The attempt to categorize “things” goes back a long time in the history of human ideas, but I have found the work of three people to be the most helpful in structuring my own version of this knowledge. 

The first is the great German philosopher Arthur Schopenhauer (1788-1860). According to various biographical data, in adulthood, he was a fairly curmudgeonly individual. Just my type! His PhD dissertation in 1813 covered the different types of things. Schopenhauer distinguished concrete objects from constructs, and separated out geometric forms from both. I’m not going to talk about geometric forms any further in this series.
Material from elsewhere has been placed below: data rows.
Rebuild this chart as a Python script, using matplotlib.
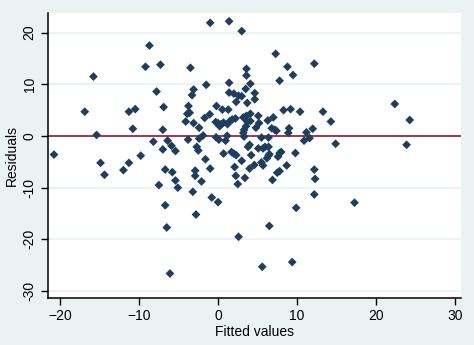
import numpy as np
import matplotlib
matplotlib.use('Agg')
from matplotlib import pyplot as plt

# fitted values and residuals
fitted = [-20.8, -16.9, -15.8, -15.4, -14.9, -14.4, -12.0, -11.3, -11.3, -10.8,
          -10.5, -9.8, -9.2, -8.7, -8.2, -7.8, -7.3, -7.5, -7.0, -7.0,
          -6.9, -6.7, -6.7, -6.5, -6.4, -6.1, -5.9, -5.8, -5.4, -5.4,
          -5.1, -4.1, -3.9, -3.6, -3.8, -3.75, -3.5, -3.3, -3.1, -3.1,
          -3.2, -2.9, -2.9, -2.8, -2.7, -2.5, -2.4, -2.4, -2.1, -1.9,
          -1.7, -1.6, -1.5, -1.05, -1.0, -1.0, -0.8, -0.3, -0.25, -0.2,
          0.0, 0.0, 0.1, 0.2, 0.2, 0.4, 0.55, 0.7, 0.7, 0.95,
          1.15, 1.2, 1.3, 1.4, 1.4, 1.4, 1.5, 1.7, 1.8, 2.0,
          2.0, 2.1, 2.2, 2.25, 2.3, 2.3, 2.5, 2.6, 2.6, 3.0,
          3.0, 3.0, 3.2, 3.2, 3.3, 3.3, 3.4, 3.5, 3.55, 3.6,
          3.6, 3.6, 3.7, 3.7, 3.8, 4.0, 4.0, 4.1, 4.1, 4.1,
          4.2, 4.6, 4.65, 4.65, 4.8, 5.1, 5.2, 5.1, 5.5, 5.5,
          5.6, 5.7, 5.7, 5.95, 6.2, 6.3, 6.4, 6.4, 6.4, 6.5,
          6.5, 6.8, 6.9, 7.0, 7.2, 7.3, 7.4, 7.5, 7.6, 7.8,
          7.8, 7.8, 8.0, 8.3, 8.7, 8.8, 8.9, 9.0, 9.2, 9.4,
          9.5, 9.8, 9.9, 10.4, 10.9, 11.2, 11.6, 12.0, 12.2, 12.2,
          12.3, 12.2, 13.3, 14.3, 14.9, 17.3, 22.4, 23.9, 24.3]
resid = [-3.6, 4.7, 11.5, 0.2, -5.2, -7.5, -6.6, 4.7, -5.2, 1.4,
         5.2, -3.8, 13.4, 17.5, -1.1, 8.6, 13.8, -9.5, 1.2, -2.6,
         5.6, -6.5, -13.4, -17.7, -0.9, -26.6, -1.9, -7.0, -2.9, -8.6,
         -10.0, 2.8, 4.3, 4.5, -0.7, 5.8, 13.2, 7.9, 9.0, 2.5,
         -10.8, -6.7, -7.7, -15.2, -2.1, -2.8, 1.6, -0.5, -8.8, 0.1,
         3.5, -4.5, 9.9, 4.2, 21.9, -6.3, -11.9, 2.7, -0.25, 5.8,
         -12.8, 2.5, -0.7, 2.1, 1.9, 2.3, 5.1, 2.6, -3.4, -0.9,
         0.05, 2.3, 5.1, 22.2, 10.3, 8.4, 2.9, -3.1, 3.2, 8.2,
         -3.4, -6.0, 3.4, -7.7, 6.6, -3.7, -9.3, 7.8, -19.5, 20.3,
         7.7, -4.8, 3.6, 0.6, 1.2, -0.1, -8.1, 9.1, 1.9, 13.0,
         11.7, 3.9, 6.4, 2.8, -2.1, -1.7, -6.3, 10.1, 4.3, 2.9,
         -3.7, -5.6, 8.3, 7.1, 1.6, 3.9, 2.5, -2.4, -0.3, -5.1,
         -25.3, -2.4, -5.7, -2.1, -4.3, 3.0, -0.3, -2.1, -3.8, -17.4,
         -3.5, 1.5, -8.5, 3.6, 1.2, 15.9, 1.0, -7.1, -4.0, -6.8,
         10.7, -3.3, -3.1, 5.0, -5.7, 13.4, 0.6, 1.5, 5.2, -24.4,
         11.8, -3.3, -13.9, 4.7, -0.9, 0.7, -0.4, 1.4, 14.0, -6.5,
         -8.3, -11.3, 4.7, 2.8, -1.5, -12.9, 6.2, -1.7, 3.1]

x_ticks = [-20, -10, 0, 10, 20, 30]
y_ticks = [-30, -20, -10, 0, 10, 20]

plt.rcParams['font.family'] = ['Liberation Sans', 'DejaVu Sans']

bg = '#eaf2f3'
fig = plt.figure(figsize=(4.74, 3.45), dpi=100, facecolor=bg)
ax = fig.add_axes([0.1006, 0.1354, 0.8720, 0.8269])
ax.set_facecolor('white')

ax.set_xlim(-21.6, 30.8)
ax.set_ylim(-31.4, 23.8)

# horizontal grid
for yv in y_ticks:
    ax.axhline(yv, color=bg, lw=1.3, zorder=1)

ax.axhline(0, color='#9c1335', lw=1.2, zorder=2)
ax.scatter(fitted, resid, marker='D', s=20, color='#1f3d5c', edgecolors='none', zorder=3)

ax.set_xticks(x_ticks)
ax.set_yticks(y_ticks)
ax.set_yticklabels([str(v) for v in y_ticks], rotation=90, va='center')
ax.tick_params(axis='both', direction='out', length=5, width=1, labelsize=10, pad=3)

for side in ['top', 'right']:
    ax.spines[side].set_visible(False)
for side in ['left', 'bottom']:
    ax.spines[side].set_linewidth(1.1)

ax.set_xlabel('Fitted values', fontsize=10, labelpad=1)
ax.set_ylabel('Residuals', fontsize=10, labelpad=3)

fig.savefig('out.png', dpi=100, facecolor=bg)
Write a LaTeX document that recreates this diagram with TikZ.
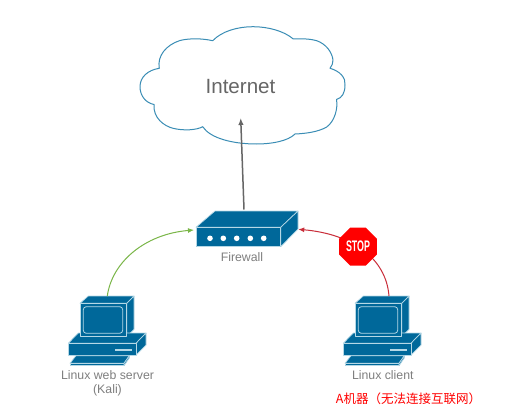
\documentclass[tikz,border=0pt]{standalone}
\usepackage{fontspec}
\setmainfont{Liberation Sans}
\newfontfamily\cjkfont{Noto Sans CJK SC}
\usetikzlibrary{arrows.meta,shapes.geometric}
\definecolor{devblue}{HTML}{00689A}
\definecolor{devedge}{HTML}{B5D8E6}
\definecolor{cloudline}{HTML}{3A8DB5}
\definecolor{labelgray}{HTML}{7F7F7F}
\definecolor{greenline}{HTML}{7AB648}
\definecolor{redline}{HTML}{C92D39}
\tikzset{
  x=1pt,y=-1pt,
  devface/.style={fill=devblue,draw=devedge,line width=0.7pt,line join=round},
  devlabel/.style={font=\fontsize{12.3}{14}\selectfont,text=labelgray,align=center,inner sep=0pt},
  link/.style={line width=1pt},
  computer/.pic={
    \path[devface] (80,303.3)--(88.3,296)--(134,296)--(126.7,303.3)--cycle;
    \path[devface] (126.7,303.3)--(134,296)--(134,329.3)--(126.7,336.7)--cycle;
    \path[devface] (78.3,333)--(146,333)--(136,343.3)--(68.3,343.3)--cycle;
    \path[devface] (136,343.3)--(146,333)--(146,345)--(136,355)--cycle;
    \path[devface] (68.3,343.3)--(136,343.3)--(136,355)--(68.3,355)--cycle;
    \path[devface] (80,303.3)--(126.7,303.3)--(126.7,336.7)--(80,336.7)--cycle;
    \draw[devedge,line width=0.8pt,rounded corners=3pt] (83.3,306.7) rectangle (122.7,333.3);
    \draw[devedge,line width=1.4pt] (115,350)--(132.3,350);
    \path[devface] (76,355.7)--(129.3,355.7)--(124,363.3)--(70,363.3)--cycle;
    \path[devface] (70,363.3)--(124,363.3)--(124,365.7)--(70,365.7)--cycle;
    \path[devface] (124,363.3)--(129.3,355.7)--(129.3,358)--(124,365.7)--cycle;
  }
}
\begin{document}
\begin{tikzpicture}
\useasboundingbox (0,0) rectangle (508,417);
\fill[white] (0,0) rectangle (508,417);
% cloud
\draw[cloudline,line width=1pt,fill=white,line join=round]
  (212.7,40.7)
  .. controls (222,31) and (238,26.7) .. (253,26.7)
  .. controls (268,26.7) and (284,31) .. (293.3,39)
  .. controls (303,38.5) and (311,39) .. (316.7,40.7)
  .. controls (326,44) and (332,52) .. (333,60)
  .. controls (333,63) and (332,66) .. (330,68.3)
  .. controls (340,71) and (346,78) .. (345,85)
  .. controls (345,93) and (342,98) .. (336.5,99.5)
  .. controls (338,108) and (335,121) .. (326.7,127)
  .. controls (318,132) and (306,133.5) .. (295,134)
  .. controls (288,141) and (272,144) .. (256.7,144)
  .. controls (232,144) and (210,138) .. (202.7,126.7)
  .. controls (197,130) and (184,131) .. (173,128.3)
  .. controls (164,126) and (153,118) .. (154,104.5)
  .. controls (146,103) and (140,96) .. (140,86.7)
  .. controls (140,77) and (148,70) .. (159.3,68.3)
  .. controls (157,56) and (166,45) .. (180,40.5)
  .. controls (190,38) and (203,38.5) .. (212.7,40.7)
  -- cycle;
\node[inner sep=0pt,text=black!60,font=\fontsize{20.6}{24}\selectfont] (internetlabel) at (240.5,87) {Internet};
\coordinate (internetin) at (240.7,118);
% firewall
\path[devface] (196,227.3)--(215,211)--(298,211)--(280.7,227.3)--cycle;
\path[devface] (280.7,227.3)--(298,211)--(298,229)--(280.7,246.7)--cycle;
\path[devface] (196,227.3)--(280.7,227.3)--(280.7,246.7)--(196,246.7)--cycle;
\foreach \px in {210,223.3,236.7,250.3,263.7}
  \fill[white] (\px,238.3) circle[radius=2.8pt];
\node[devlabel] (firewalllabel) at (242,257) {Firewall};
\coordinate (firewalltop) at (244,209.5);
\coordinate (firewallwest) at (194,230);
\coordinate (firewalleast) at (298.3,229.3);
% computers
\pic (server) at (0,0) {computer};
\pic (client) at (275,0) {computer};
\coordinate (servertop) at (107.3,296);
\coordinate (clienttop) at (389,296);
\node[devlabel] (serverlabel) at (107.5,383) {Linux web server\\(Kali)};
\node[devlabel] (clientlabel) at (382.8,375) {Linux client};
\node[inner sep=0pt,text=red,font=\fontsize{12.5}{14}\selectfont\cjkfont] (note) at (408.5,399) {A机器（无法连接互联网）};
% links
\draw[link,draw=black!60,line width=1.5pt,-{Latex[length=7pt,width=5.5pt]}] (firewalltop) -- (internetin);
\draw[link,draw=greenline,-{Latex[length=6pt,width=5pt]}] (servertop) .. controls (112,262) and (145,234) .. (firewallwest);
\draw[link,draw=redline,-{Latex[length=6pt,width=5pt]}] (clienttop) .. controls (386,258) and (352,234) .. (firewalleast);
% stop sign
\node[regular polygon,regular polygon sides=8,minimum size=41pt,inner sep=0pt,fill=red,text=white,font=\fontsize{15.3}{16}\selectfont\bfseries] (stopsign) at (358,246.6) {\scalebox{0.58}[1]{STOP}};
\end{tikzpicture}
\end{document}
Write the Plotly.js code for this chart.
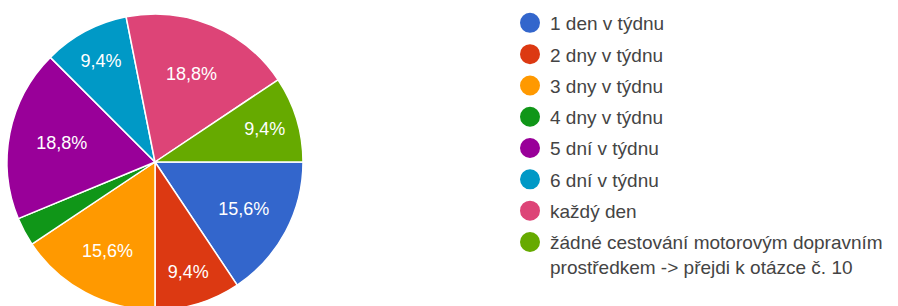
<!DOCTYPE html>
<html>
<head>
<meta charset="utf-8">
<script src="https://cdn.plot.ly/plotly-3.0.1.min.js"></script>
<style>
html, body { margin: 0; padding: 0; overflow: hidden; background: #fff; }
#chart { width: 898px; height: 310px; }
</style>
</head>
<body>
<div id="chart"></div>
<script>
const categories = [
  "1 den v týdnu",
  "2 dny v týdnu",
  "3 dny v týdnu",
  "4 dny v týdnu",
  "5 dní v týdnu",
  "6 dní v týdnu",
  "každý den",
  "žádné cestování motorovým dopravním<br>prostředkem -> přejdi k otázce č. 10"
];
const counts = [5, 3, 5, 1, 6, 3, 6, 3];
const colors = ["#3366cc", "#dc3912", "#ff9900", "#109618", "#990099", "#0099c6", "#dd4477", "#66aa00"];

const total = counts.reduce((a, b) => a + b, 0);
const labelsText = counts.map(v => {
  const p = v / total * 100;
  return p < 5 ? "" : p.toFixed(1).replace(".", ",") + "%";
});

const W = 898, H = 310;
const cx = 155, cy = 162, r = 148;

const traces = [{
  type: "pie",
  labels: categories,
  values: counts,
  text: labelsText,
  textinfo: "text",
  textposition: "inside",
  insidetextorientation: "horizontal",
  sort: false,
  direction: "clockwise",
  rotation: 90,
  showlegend: false,
  marker: { colors: colors, line: { color: "#ffffff", width: 1.5 } },
  insidetextfont: { family: "Arial, Liberation Sans, sans-serif", size: 18, color: "#ffffff" },
  domain: { x: [(cx - r) / W, (cx + r) / W], y: [(H - cy - r) / H, (H - cy + r) / H] },
  hoverinfo: "none"
}];

categories.forEach((c, i) => {
  traces.push({
    type: "scatter",
    mode: "markers",
    x: [null], y: [null],
    name: c,
    legendgroup: "g" + i,
    marker: { color: colors[i], size: 16, symbol: "circle", line: { color: colors[i], width: 4 } },
    showlegend: true,
    hoverinfo: "none"
  });
});

const layout = {
  width: W, height: H,
  margin: { l: 0, r: 0, t: 0, b: 0 },
  paper_bgcolor: "#ffffff",
  plot_bgcolor: "#ffffff",
  xaxis: { visible: false },
  yaxis: { visible: false },
  showlegend: true,
  legend: {
    x: 510 / W, xanchor: "left",
    y: 1 - 4 / H, yanchor: "top",
    valign: "top",
    tracegroupgap: 3.6,
    font: { family: "Arial, Liberation Sans, sans-serif", size: 19, color: "#444444" },
    bgcolor: "rgba(0,0,0,0)"
  },
  font: { family: "Arial, Liberation Sans, sans-serif" }
};

Plotly.newPlot("chart", traces, layout, { displayModeBar: false, staticPlot: true });
</script>
</body>
</html>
The second is David Levy (who is still living and teaching psychology at Pepperdine University). His masterpiece, Tools of Critical Thinking: Meta-thoughts for Psychology, does not separate out geometric forms but does call out events as part of the category of concrete objects. His primary criterion for calling something concrete is that it can be measured. A religious ceremony, such as a wedding or funeral at a church, or a sporting event takes a certain amount of measurable time and happens in a specific location (or locations) with defined longitude and latitude. Yet, to me, this type of event – including, for example, a concert, a dramatic performance or movie showing – has meaning that goes far beyond these basic physical features. The significance of any of these events is only loosely related to the measurable attributes. For this reason, I like to put “events” in their own category.

The third person is the great Indian sage Kanada. The range of years estimated for the life of Kanada (6th-2nd century BCE) overlaps with the classical age of Greece (5th and 4th centuries BCE). Some scholars have noted that Kanada never mentioned Buddhism, so he is likely from the earlier part of the estimated range. That would have him ahead of the great Greek philosophers, whose names are known by all educated people worldwide. 

For me, Kanada has the clearest description, or definition, of qualities. Colors are qualities. We can have a red apple or red paint or red ink or red blood. But the reason that these things may appear red may differ. Red is not “a concrete thing.” Red is something that humans can experience, but it’s always an aspect of something else.

Concrete red objects are not red unless and until they appear red to someone. That’s a key point. An observer is required to judge that the thing is red. Another way to say this is that seeing red is a subjective experience.

This is true of all “qualities.” Other qualities that Kanada specified in his philosophical system include color, taste, smell, touch, pleasure and pain. These are all essentially sensations.

The most interesting thing about Kanada’s philosophy is that way back when he was teaching and philosophizing, he created a system of knowledge that integrated the consciousness of the observer into the object being observed. 

Noticing qualities is an aspect of this. Kanada had important insights about the material world and the sensory systems with which humans experience it. This appears to have happened well before any other human.